*TASK PROMPT*
Check each line of the material below for "matplotlib", then copy the ones that contain it.
..............................
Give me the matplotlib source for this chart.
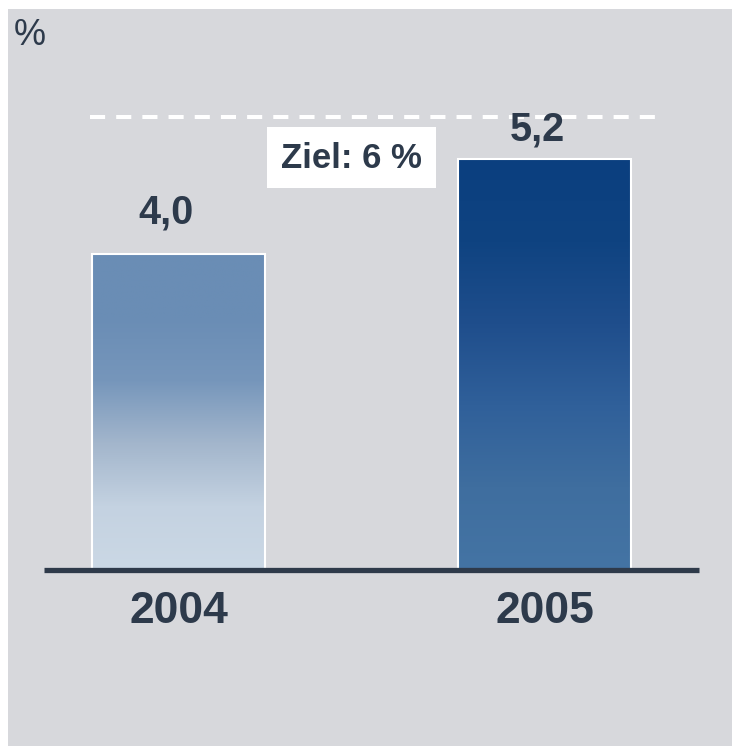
import numpy as np
import matplotlib
matplotlib.use('Agg')
import matplotlib.pyplot as plt
from matplotlib.colors import LinearSegmentedColormap
from matplotlib.patches import Rectangle

# Daten
jahre = ['2004', '2005']
werte = [4.0, 5.2]
wert_labels = ['4,0', '5,2']
ziel = 5.73          # Position der gestrichelten Linie (wie im Bild)
ziel_label = 'Ziel: 6 %'

bg = '#d7d8dc'
txt = '#2d3a4b'
plt.rcParams['font.family'] = ['Liberation Sans', 'DejaVu Sans']

W, H = 732, 746
fig = plt.figure(figsize=(W / 100, H / 100), dpi=100)
fig.patch.set_facecolor('white')

# Achse ueber der grauen Flaeche (oben 9 px, links 8 px weiss)
ax = fig.add_axes([8 / W, 0, (W - 8) / W, (H - 9) / H])
ax.set_facecolor(bg)
for s in ax.spines.values():
    s.set_visible(False)
ax.set_xticks([])
ax.set_yticks([])

x = np.arange(len(jahre))
breite = 173 / 366

verlaeufe = [
    ['#cbd8e5', '#c4d2e1', '#a3b6cc', '#7696bb', '#6a8db5', '#6a8db5'],
    ['#4474a4', '#3f6e9f', '#30609a', '#1f4e8c', '#0f4381', '#0b3f7f'],
]

bars = ax.bar(x, werte, width=breite, color='none', edgecolor='none', zorder=2)
for bar, farben in zip(bars, verlaeufe):
    cmap = LinearSegmentedColormap.from_list('v', farben)
    grad = np.linspace(0, 1, 256).reshape(-1, 1)
    x0, y0 = bar.get_x(), bar.get_y()
    im = ax.imshow(grad, cmap=cmap, origin='lower', aspect='auto',
                   extent=[x0, x0 + bar.get_width(), y0, y0 + bar.get_height()],
                   zorder=2)
    im.set_clip_path(bar)
ax.bar(x, werte, width=breite, color='none', edgecolor='white', linewidth=1.5, zorder=3)

# Grundlinie
ax.plot([-0.367, 1.422], [0, 0], color='#2e3a4a', linewidth=3.8,
        solid_capstyle='butt', zorder=4)

# Ziellinie
ax.plot([-0.242, 1.316], [ziel, ziel], color='white', linewidth=2.9,
        linestyle=(0, (3.75, 2.75)), dash_capstyle='butt', zorder=1)

# Beschriftungen
ax.text(-0.035, 4.39, wert_labels[0], ha='center', va='baseline',
        fontsize=28.5, fontweight='bold', color=txt)
ax.text(0.981, 5.44, wert_labels[1], ha='center', va='baseline',
        fontsize=28.5, fontweight='bold', color=txt)
for xi, j in zip(x, jahre):
    ax.text(xi, -0.671, j, ha='center', va='baseline',
            fontsize=32, fontweight='bold', color=txt)

ax.set_xlim(-(178.5 - 8) / 366, (W - 178.5) / 366)
ax.set_ylim(-176 / 79, (737 - 176) / 79)

# Zielbox
fig.patches.append(Rectangle((267 / W, 1 - 188 / H), 169 / W, 61 / H,
                             transform=fig.transFigure, facecolor='white',
                             edgecolor='none', zorder=5))
fig.text(351.5 / W, 1 - 168 / H, ziel_label, ha='center', va='baseline',
         fontsize=25, fontweight='bold', color=txt, zorder=6)

fig.text(14 / W, 1 - 45 / H, '%', ha='left', va='baseline',
         fontsize=26, color=txt)

fig.savefig('out.png', dpi=100, facecolor=fig.get_facecolor())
..............................
*TASK OUTPUT*
Give me the matplotlib source for this chart.
import matplotlib
matplotlib.use('Agg')
import matplotlib.pyplot as plt
from matplotlib.colors import LinearSegmentedColormap
from matplotlib.patches import Rectangle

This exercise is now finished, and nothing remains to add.